Unfortunately this doesn't help. I have seen the same failure on a local installation because there was a white space character after the environmentVariables key. After removing it the server started successfully. But this wasn't the case on the k8s cluster where I am still facing this issue. Was wondering whether the yaml parser is very restrictive.

chrisjs commented 5 years ago

doh.. was the first time i was able to reproduce so was hoping we had somewhat similar env with that requirement.

i would suspect the next place to start debugging would be in for example:

see if the CM is getting loaded:

https://github.com/spring-cloud/spring-cloud-kubernetes/blob/v1.0.2.RELEASE/spring-cloud-kubernetes-config/src/main/java/org/springframework/cloud/kubernetes/config/ConfigMapPropertySource.java#L93

https://github.com/spring-cloud/spring-cloud-kubernetes/blob/v1.0.2.RELEASE/spring-cloud-kubernetes-config/src/main/java/org/springframework/cloud/kubernetes/config/ConfigMapPropertySource.java#L106

if it does get loaded, see whats going on with the processing:

https://github.com/spring-cloud/spring-cloud-kubernetes/blob/v1.0.2.RELEASE/spring-cloud-kubernetes-config/src/main/java/org/springframework/cloud/kubernetes/config/ConfigMapPropertySource.java#L133

historus commented 4 years ago

One thing I just realized is that it does not used the configured (and deployed) mysql but starts H2. Something seems to be broken with applying or using the configuration. The whole stuff is not deployed in the default namespace but a custom one. Could that be a reason?
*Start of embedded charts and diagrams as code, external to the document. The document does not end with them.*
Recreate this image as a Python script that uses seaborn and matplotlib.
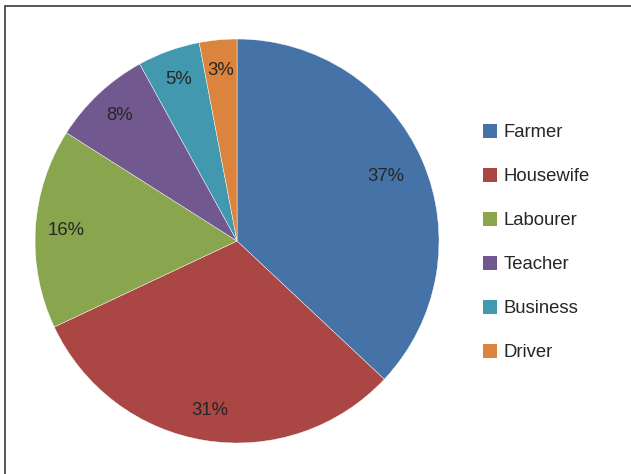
import matplotlib
matplotlib.use('Agg')
import matplotlib.pyplot as plt
from matplotlib.patches import Patch, Rectangle
import seaborn as sns

# data
categories = ['Farmer', 'Housewife', 'Labourer', 'Teacher', 'Business', 'Driver']
shares = [37, 31, 16, 8, 5, 3]
colors = ['#4572A7', '#AA4643', '#89A54E', '#71588F', '#4198AF', '#DB843D']

sns.set_theme(style='white')
plt.rcParams['font.family'] = ['Liberation Sans', 'DejaVu Sans']
text_color = '#262626'

fig = plt.figure(figsize=(6.31, 4.74), dpi=100)
ax = fig.add_axes([0.0555, 0.0654, 0.6403, 0.8523])

palette = sns.color_palette(colors)
wedges, texts, autotexts = ax.pie(
    shares, colors=palette, startangle=90, counterclock=False,
    autopct='%d%%', pctdistance=0.85,
    wedgeprops=dict(edgecolor='white', linewidth=0.3),
    textprops=dict(fontsize=13.3, color=text_color))

# Excel's "best fit" puts the big slice label a bit further in
x, y = autotexts[0].get_position()
autotexts[0].set_position((x * 0.8 / 0.85, y * 0.8 / 0.85))

ax.set_xlim(-1, 1)
ax.set_ylim(-1, 1)
ax.set_aspect('equal')
ax.axis('off')

handles = [Patch(facecolor=c, edgecolor='none') for c in palette]
fig.legend(handles, categories, loc='center left',
           bbox_to_anchor=(0.739, 0.488), frameon=False,
           fontsize=13.3, labelcolor=text_color,
           handlelength=0.78, handleheight=0.78,
           handletextpad=0.35, labelspacing=1.44)

# chart frame (right and bottom edges are cropped in the original)
fig.add_artist(Rectangle((5 / 631, -0.2), 2.0, 1.2 - 6 / 474,
                         transform=fig.transFigure, fill=False,
                         edgecolor='#3a3a3a', linewidth=1.2))

fig.savefig('out.png', dpi=100)
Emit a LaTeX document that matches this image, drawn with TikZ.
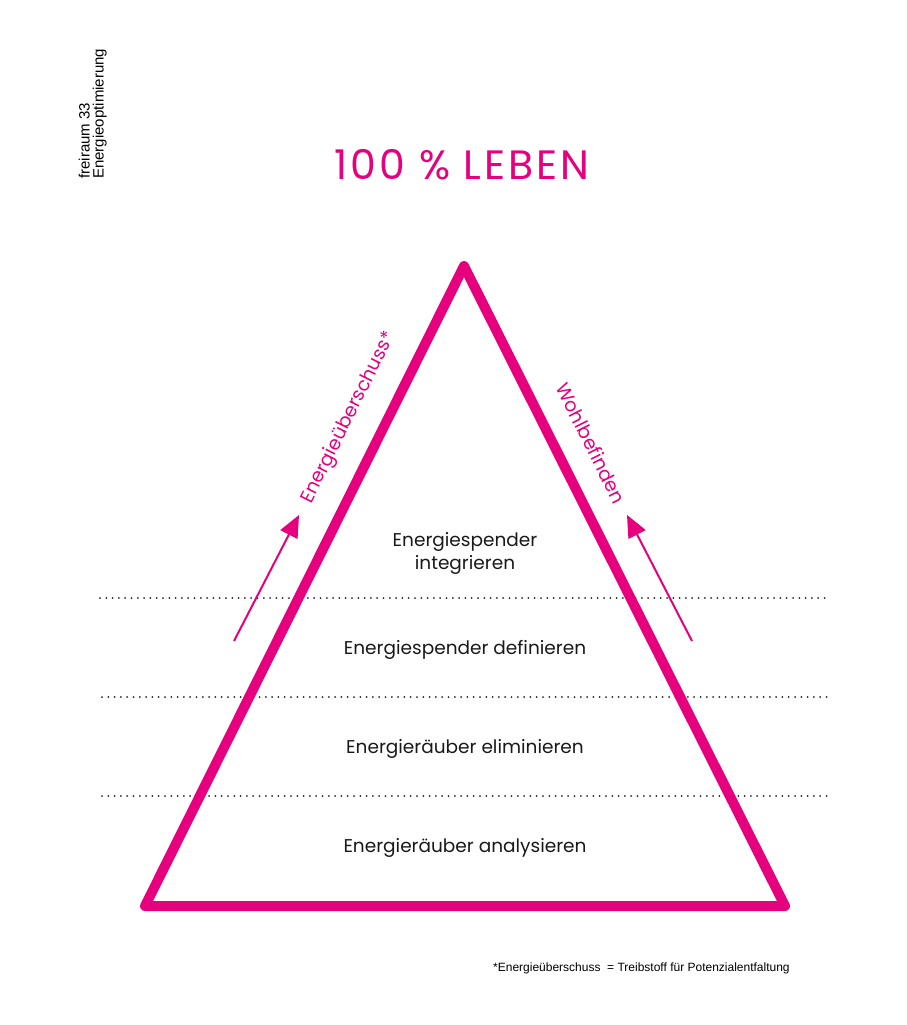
\documentclass[tikz,border=0pt]{standalone}
\usepackage{fontspec}
\setmainfont{Poppins}
\newfontfamily\smallfont{Liberation Sans}
\newfontfamily\titlefont[LetterSpace=7]{Poppins}
\usetikzlibrary{arrows.meta}
\definecolor{mag}{HTML}{E6007E}
\tikzset{
  edge/.style={draw=mag, line width=10pt, line join=round, line cap=round},
  sep/.style={draw=black!85, line width=2pt, line cap=round, dash pattern=on 0pt off 6.3pt},
  label/.style={font=\fontsize{18.5}{24}\selectfont, text=black!90, align=center, inner sep=0pt},
  side/.style={font=\fontsize{19}{24}\selectfont, text=mag, inner sep=0pt},
  flow/.style={draw=mag, line width=2pt, -{Triangle[length=22pt, width=19pt]}},
  meta/.style={font=\smallfont\fontsize{15}{18}\selectfont, inner sep=0pt, rotate=90, anchor=south west}
}
\begin{document}
\begin{tikzpicture}[x=1pt, y=-1pt]
\useasboundingbox (0,0) rectangle (907,1025);
% dotted separators
\coordinate (s1l) at (100,598); \coordinate (s1r) at (828,598);
\coordinate (s2l) at (102,697); \coordinate (s2r) at (828,697);
\coordinate (s3l) at (102,796); \coordinate (s3r) at (828,796);
\draw[sep] (s1l) -- (s1r);
\draw[sep] (s2l) -- (s2r);
\draw[sep] (s3l) -- (s3r);
% triangle
\coordinate (top) at (464,266);
\coordinate (bl) at (145,906);
\coordinate (br) at (785,906);
\draw[edge] (top) -- (br) -- (bl) -- cycle;
% title
\node[font=\titlefont\fontsize{41}{48}\selectfont, text=mag, inner sep=0pt] (title) at (462,165) {100 \% LEBEN};
% level labels
\node[label] (l4) at (465,553) {Energiespender\\[-1pt]integrieren};
\node[label] (l3) at (465,650) {Energiespender definieren};
\node[label] (l2) at (465,749) {Energieräuber eliminieren};
\node[label] (l1) at (465,848) {Energieräuber analysieren};
% side arrows
\coordinate (a1s) at (234,641); \coordinate (a1e) at (299,515);
\coordinate (a2s) at (692,641); \coordinate (a2e) at (627,515);
\draw[flow] (a1s) -- (a1e);
\draw[flow] (a2s) -- (a2e);
\node[side, rotate=63.5] (ls) at (349,418) {Energieüberschuss*};
\node[side, rotate=-63.5] (rs) at (591,443) {Wohlbefinden};
% meta
\node[meta] (m1) at (90,179) {freiraum 33};
\node[meta] (m2) at (107,179) {Energieoptimierung};
% footnote
\node[font=\smallfont\fontsize{12}{14}\selectfont, inner sep=0pt, anchor=west] (fn) at (493,968) {*Energieüberschuss \ = Treibstoff für Potenzialentfaltung};
\end{tikzpicture}
\end{document}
chrisjs commented 4 years ago

if you are deploying things across namespaces, you would have to change the configs to reflect so. the stock configs assume everything is in the same place. https://kubernetes.io/docs/concepts/services-networking/dns-pod-service/ is a good reference to start with to tailor to your specific env

historus commented 4 years ago

It is all deployed in the same namespace, but it is not the default one.